In a niche driven media culture are we losing our ability to listen? I don’t mean we aren’t hearing each other, we just aren’t discerning that what is being said is relevant unless it is packaged for us. The more direct our diet of media and entertainment content is laser focused on me, or is in a perceived conversation with me, I think we dull the interest in ideas about us
I am seeing this more in my drawing classes and it is exacerbated by my increasing class sizes. Last semester, I would see some drawing issues that multiple students were challenged by—drawing the edge of the body without any of the internal muscle or bone markers that quickly help to situate the aspect and structure of the form—and I would announce, as they draw, that just drawing the edge was like getting an empty plastic container for their lunch—it’s not the container but the contents inside we care about. No effect. I didn’t tap an individual student on the shoulder, ‘Umm, that last comment, that was for you.’
I think part of the problem is the strain on attention. In the studio, visual thinking needs active participation. John Vervaeke uses the term the imaginal, he describes it as... ‘a way to create and discover at the same time, such that creation and discovery seem like identical acts…a way of reaching into the world so it seems to reach back.’
The drawing studio is engagement with the visual that asks us to look inside of ourselves rather than swipe the surface of the screen, which takes us out of ourselves and is a release from the demands of being present. Our passive media consumption blurs what is relevant to us. ‘We know what we like’ and ‘we have strong opinions about everything’, is reflected in all social media and the algorithms that satisfy and direct our engagement. It narrows the road we travel on.
I am trying to fight back a world of inattentive drawing when the visual culture surrounding my students is designed to distract, delight and dim their ability to draw connections, see patterns, and value the peripheral, the marginal, and the things left unsaid. I don’t get out over my skis,(this week I was trying to explain how velocity in a drawing is controlled like a skier turning their skis in opposition to the slope of the hill—blank stares of course—not one of my students ski) my students are in their 2nd year and I understand where they are in the process of learning.
The government of Ontario’s Labour Minister believes students in the province shouldn’t be in 4 year College programs, because 4 years is too long outside of the labour market—-seems our only role is to create useful cogs for the labour machine—the 4 year path is really critical IF the education is laddered and designed across subjects and levels. I’m glad I teach in an Illustration program as there is an expectation that we are developing visuals with a purpose and meaning. The vocabulary of visual design thinking and drawing as communication in Years 1 and 2, provide a foundation for the following years as the student builds their own voice and portfolio.
Atlantic staff writer Charlie Warzel and information literacy expert Mike Caulfield look at social media is this article, (paywalled, I read it in the Apple News app) The Internet is Worse than a Brainwashing Machine.

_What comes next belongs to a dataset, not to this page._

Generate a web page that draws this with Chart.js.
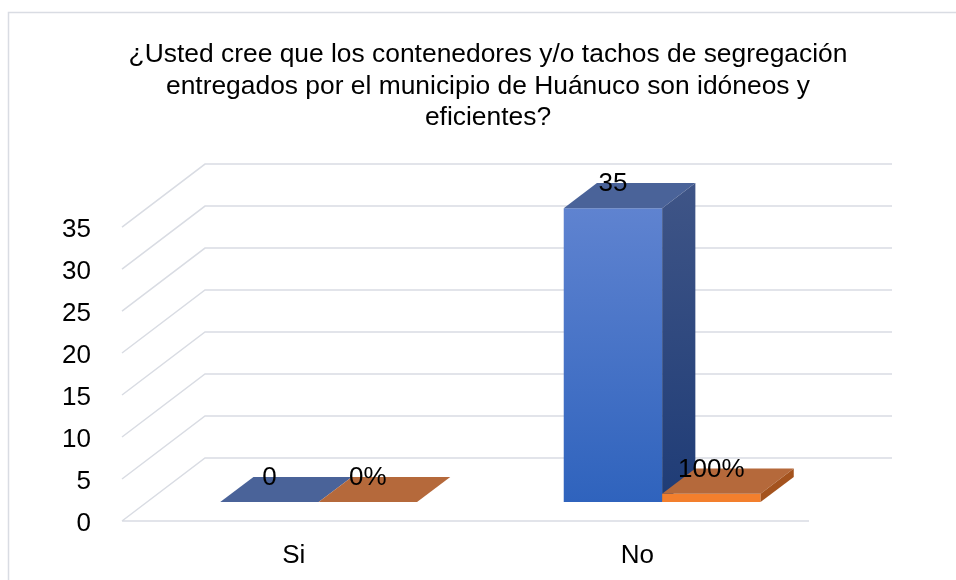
<!DOCTYPE html>
<html>
<head>
<meta charset="utf-8">
<style>
  html, body { margin: 0; padding: 0; background: #fff; }
</style>
<script src="https://cdn.jsdelivr.net/npm/chart.js@4.4.1/dist/chart.umd.min.js"></script>
</head>
<body>
<canvas id="myChart" width="956" height="580"></canvas>
<script>
const categories = ['Si', 'No'];
const counts = [0, 35];
const shares = [0, 1]; // 0% and 100%
const titleLines = [
  '¿Usted cree que los contenedores y/o tachos de segregación',
  'entregados por el municipio de Huánuco son idóneos y',
  'eficientes?'
];
const yMax = 35;
const yStep = 5;

// fake 3d: depth of the wall and where the bars sit inside it
const WALL_DX = 83, WALL_DY = 63;
const NEAR = 0.3, FAR = 0.7;
const FONT = '"Liberation Sans", Arial, sans-serif';
const GRID = '#d9dce3';

const faces = [
  { top: '#4a6399', side: ['#3f5587', '#1f3c76'] },
  { top: '#b5693b', side: ['#a4531e', '#a4531e'] }
];

Chart.defaults.color = '#000';
Chart.defaults.font.family = FONT;

function blueFront(chart) {
  const area = chart.chartArea;
  if (!area) return '#4372c4';
  const g = chart.ctx.createLinearGradient(0, area.top, 0, area.bottom);
  g.addColorStop(0, '#5f83d0');
  g.addColorStop(1, '#2f63bd');
  return g;
}

const box3d = {
  id: 'box3d',
  beforeDraw(chart) {
    const ctx = chart.ctx;
    ctx.save();
    ctx.strokeStyle = GRID;
    ctx.lineWidth = 1.5;
    ctx.strokeRect(8.5, 12.5, 1200, 1200);
    ctx.restore();
  },
  beforeDatasetsDraw(chart) {
    const ctx = chart.ctx;
    const area = chart.chartArea;
    const ys = chart.scales.y;

    // side wall + back wall grid
    ctx.save();
    ctx.strokeStyle = GRID;
    ctx.lineWidth = 1.5;
    ctx.beginPath();
    ys.ticks.forEach(t => {
      const py = ys.getPixelForValue(t.value);
      ctx.moveTo(area.left, py);
      ctx.lineTo(area.left + WALL_DX, py - WALL_DY);
      ctx.lineTo(area.right + WALL_DX, py - WALL_DY);
    });
    ctx.moveTo(area.left, area.bottom);
    ctx.lineTo(area.right, area.bottom);
    ctx.stroke();

    const nx = NEAR * WALL_DX, ny = NEAR * WALL_DY;
    const fx = FAR * WALL_DX, fy = FAR * WALL_DY;

    // left to right so each bar covers the side of the one before
    categories.forEach((c, i) => {
      chart.data.datasets.forEach((ds, d) => {
        const bar = chart.getDatasetMeta(d).data[i];
        const p = bar.getProps(['x', 'y', 'base', 'width'], true);
        const l = p.x - p.width / 2, r = p.x + p.width / 2;

        ctx.save();
        ctx.translate(nx, -ny);
        bar.draw(ctx);
        ctx.restore();

        // top
        ctx.fillStyle = faces[d].top;
        ctx.beginPath();
        ctx.moveTo(l + nx, p.y - ny);
        ctx.lineTo(r + nx, p.y - ny);
        ctx.lineTo(r + fx, p.y - fy);
        ctx.lineTo(l + fx, p.y - fy);
        ctx.closePath();
        ctx.fill();

        // side
        if (p.base - p.y > 0.5) {
          const g = ctx.createLinearGradient(0, area.top - fy, 0, area.bottom - ny);
          g.addColorStop(0, faces[d].side[0]);
          g.addColorStop(1, faces[d].side[1]);
          ctx.fillStyle = g;
          ctx.beginPath();
          ctx.moveTo(r + nx, p.y - ny);
          ctx.lineTo(r + fx, p.y - fy);
          ctx.lineTo(r + fx, p.base - fy);
          ctx.lineTo(r + nx, p.base - ny);
          ctx.closePath();
          ctx.fill();
        }
      });
    });
    ctx.restore();
    return false;
  },
  afterDraw(chart) {
    const ctx = chart.ctx;
    const nx = NEAR * WALL_DX, fy = FAR * WALL_DY;
    ctx.save();
    ctx.font = '26px ' + FONT;
    ctx.fillStyle = '#000';
    ctx.textAlign = 'center';
    ctx.textBaseline = 'middle';
    chart.data.datasets.forEach((ds, d) => {
      chart.getDatasetMeta(d).data.forEach((bar, i) => {
        const v = ds.data[i];
        const txt = d === 0 ? String(v) : Math.round(v * 100) + '%';
        ctx.fillText(txt, bar.x + nx, bar.y - fy + 1);
      });
    });
    ctx.restore();
  }
};

new Chart(document.getElementById('myChart'), {
  type: 'bar',
  data: {
    labels: categories,
    datasets: [
      {
        label: 'Cantidad',
        data: counts,
        backgroundColor: c => blueFront(c.chart),
        borderWidth: 0,
        barPercentage: 1,
        categoryPercentage: 0.573
      },
      {
        label: 'Porcentaje',
        data: shares,
        backgroundColor: '#f37f2d',
        borderWidth: 0,
        barPercentage: 1,
        categoryPercentage: 0.573
      }
    ]
  },
  options: {
    responsive: false,
    animation: false,
    layout: { padding: { left: 20, right: 0, top: 0, bottom: 0 } },
    plugins: {
      legend: { display: false },
      tooltip: { enabled: false },
      title: {
        display: true,
        text: titleLines,
        color: '#000',
        font: { size: 26.4, weight: 'normal', lineHeight: 1.2 },
        padding: { top: 39, bottom: 93 }
      }
    },
    scales: {
      x: {
        grid: { display: false },
        border: { display: false },
        ticks: { font: { size: 26 }, padding: 11, color: '#000' },
        afterFit: s => { s.height = 59; }
      },
      y: {
        min: 0,
        max: yMax,
        grid: { display: false },
        border: { display: false },
        ticks: { stepSize: yStep, font: { size: 26 }, padding: 23, labelOffset: 3, color: '#000' },
        afterFit: s => { s.width = 102; }
      },
      y2: {
        position: 'right',
        display: true,
        grid: { display: false },
        border: { display: false },
        ticks: { display: false },
        afterFit: s => { s.width = 147; }
      }
    }
  },
  plugins: [box3d]
});
</script>
</body>
</html>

The justification machine… has made the process of erasing cognitive dissonance far more efficient. Our current, fractured media ecosystem works far faster and with less friction than past iterations, providing on-demand evidence for consumers that is more tailored than even the most frenzied cable news broadcasts can offer.
Warzel and Caulfield suggest that the Orwellian fear of brainwashing is the wrong metaphor, it isn’t the thoughts we can’t have, or the thoughts a diabolical regime inserts into our heads that we should worry about. It’s the thoughts we have no room for because we have closed all the doors and windows. It’s not even certainty, it’s worse —-a lack of curiosity, not making room for difference or discomfort or unease. We can have skin deep experiences of horror and risk, and when the credits roll select another movie. We aren’t interested in reaching into the world, we would rather hold it at arms length.
I have to change how I teach. I will have to direct my observations to each person and hope that the me they have constructed around their drawing will see the utility in opening a few doors and windows and letting the clear breeze of curiosity in.
Thanks for this, Joe. I teach in a different discipline, but your words to this teacher always ring true.
Your writing is always so good. So relevant.